欧州中央銀行(ECB)は20日、社債の購入で脱炭素化を目指すために導入する措置の詳細を発表した。各企業に炭素排出量の実績や目標、情報開示に基づいて「気候スコア」を設定し、これに従って保有する社債で炭素排出量の少ない企業の割合を増やしていく。これにより気候変動関連の金融リスクの影響を低減するとともに、欧州連合(EU)の目標に沿ったグリーン経済への移行を支援する。
気候スコアは、過去の実績、今後の目標、情報開示を基準にする。過去の実績では、各企業の排出量の実績を同業他社などと比較してスコアを決める。今後の目標では、温室効果ガス排出量の削減目標で、野心的な脱炭素化目標を掲げる企業に高いスコアを与える。情報開示では、排出量の報告の質が高い企業を評価するもので、情報開示の改善を促すことも狙う。各企業の気候スコアの数値は開示しない。また気候スコアの算出方法は定期的に見直し、データや規制、リスク評価能力などの発展を考慮して変える可能性もあるとしている。

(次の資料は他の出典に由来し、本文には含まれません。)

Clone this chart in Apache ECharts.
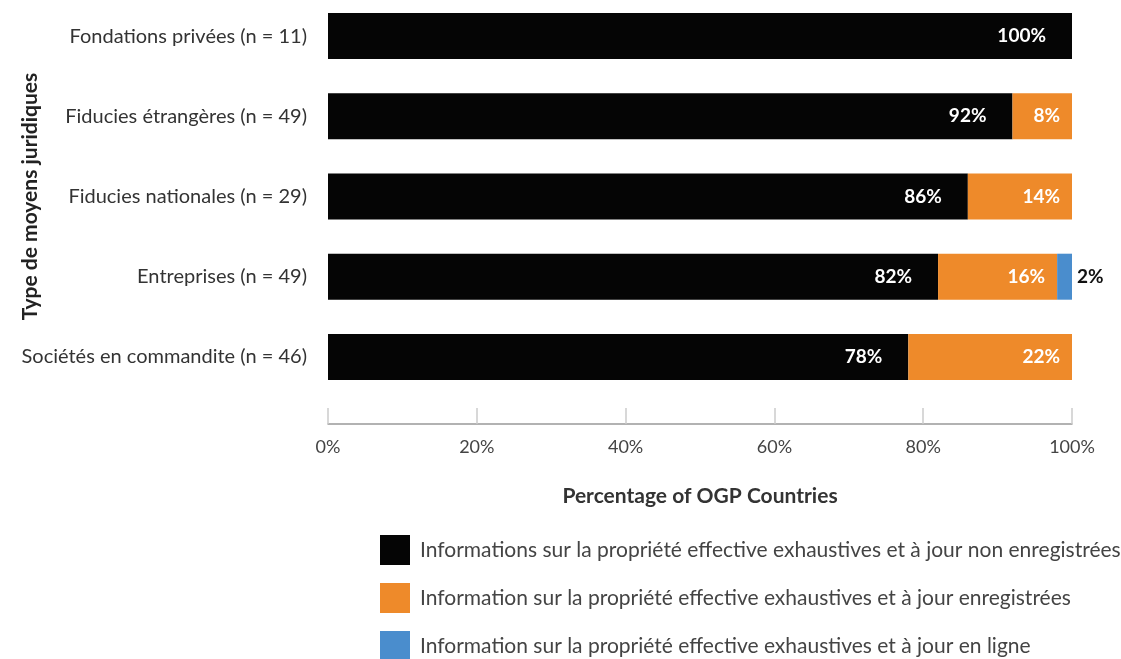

気候スコアの適用は、10月1日以降に買い入れる全ての社債が対象。スコアの高い企業を優遇するが、低い企業でも購入対象から除外することはないという。また、購入する社債の全体量は引き続き金融政策だけに基づいて決定し、買い入れの適格基準も現時点では変更しない。
なお中銀は、2023年第1四半期(1~3月)からは保有する社債の気候関連の情報を開示し、地球温暖化対策の国際的枠組み「パリ協定」との整合性に向けた進捗(しんちょく)状況を定期的に報告することも明らかにしている。